Я полюбил запах тумана,- слабый запах каменноугольного дыма и пара. То был запах вокзалов, пристаней, палуб - всего, что связано со странствиями, со сменой обширных сухопутных и морских пространств, с шествием в светоносной фиолетовой синеве Архипелага далеких розовеющих островов, откуда ветер доносит слабый запах лимона, с сырым ветром и беспокойными огнями плавучих маяков Ла-Манша, с плавным ходом поезда сквозь наши дремлющие лесные края, со всем, - что берет в пожизненный плен наше слабое человеческое сердце.

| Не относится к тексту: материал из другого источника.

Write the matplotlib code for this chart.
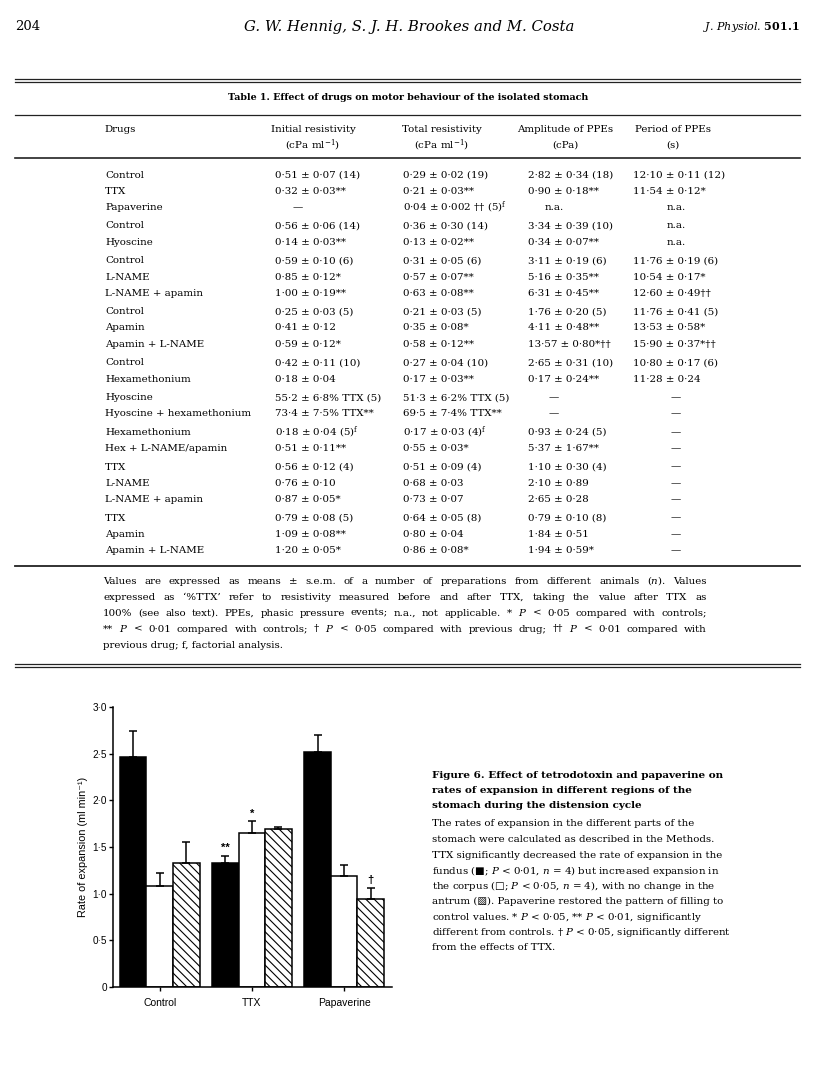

Тогда в Одессе мной завладела мысль о том, чтобы провести всю жизнь в странствиях, чтобы сколько бы мне ни было отпущено жизни - много или мало,- но прожить ее с ощущением постоянной новизны, чтобы написать об этом много книг со всей силой, на какую я способен, и подарить эти книги, подарить всю землю со всеми ее заманчивыми уголками - юной, но еще не встреченной женщине, чье присутствие превратит мои дни и годы в сплошной поток радости и боли, в счастье сдержанных слез перед красотой мира - того мира, каким он должен быть всегда, но каким редко бывает в действительности.

В то время я был уверен, что моя жизнь сложится именно так.

Все, что пишущий дарит любимому, он дарит всему человечеству. Я был уверен в этом неясном законе щедрости и полной отдачи себя. Отдавать и ничего не ждать и не просить взамен, разве только сущий пустяк какую-нибудь песчинку, попавшую на милую теплую ладонь,- не больше.

Все, что написано выше, теоретики литературы называют лирическим отступлением и не советуют писателям терять власть над собой и путать построение вещи. Но мне кажется, что можно вот так - свободно и без всякого напряжения - написать целую книгу, повинуясь только безостановочному бегу воображения и мысли. Только так, может быть, можно достигнуть полноты выражения.

Но придется все-таки вернуться к фиринке и кукурузному хлебу, к осенним дням в Одессе.

Скудная эта пища нисколько не огорчала меня, особенно после того, как я достал у кока стоявшего в порту французского парохода "Дюмон Дюрвиль" две банки голландского сгущенного кофе. Я обменял на это кофе коробку табака фабрики Стамболи. Табак этот, оставшийся от отца и непонятно как сохранившийся, подарила мне мама.